The proposed increase in stamp duty is a “warning sign”, analysts at Jefferies said in a report on Wednesday. It could be viewed as a sign that the government aims to curb the surge in inflows to the Hong Kong stock market, just as China did to adjust its onshore markets, they said.

Tencent Holdings, the biggest recipient of southbound inflows, was also the biggest loser on Wednesday as investors took HK$4.92 billion off the table, according to stock exchange data. Meituan and HKEX made up the top three sell-offs. This may be instructive for trading as sentiment and capital flow swings.

The trio completed the day with contrasting outcomes. Tencent rebounded 0.7 per cent to HK$691.50, paring a rally to as high as HK$717. Meituan rose 1.3 per cent to HK$370.40 while HKEX slumped again with a 1.8 per cent setback to HK$500. The latter two suffered net selling again on Thursday.

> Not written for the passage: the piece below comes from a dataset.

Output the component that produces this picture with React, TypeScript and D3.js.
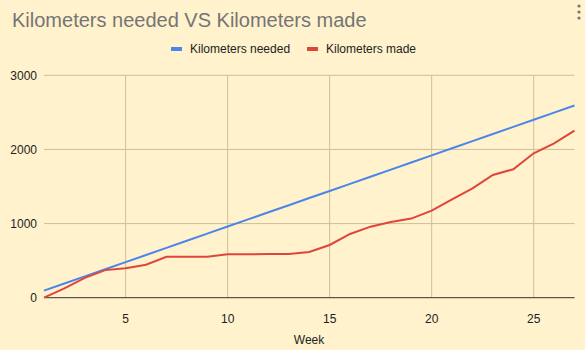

In summary, six stocks also suffered combined net outflows based on the most active stocks on both Shanghai and Shenzhen southbound connections on Wednesday. Three others saw net selling in one of the two cross-border trading links.

The increase in stamp duty will lift overall trading costs by 8 per cent, according to a Shanghai Securities News report, which cited an analysis by Zhongtai Financial International. In the long run, however, the hike will not have a big impact as profitability, valuation and outlook remain as key factors in attracting investors, it said.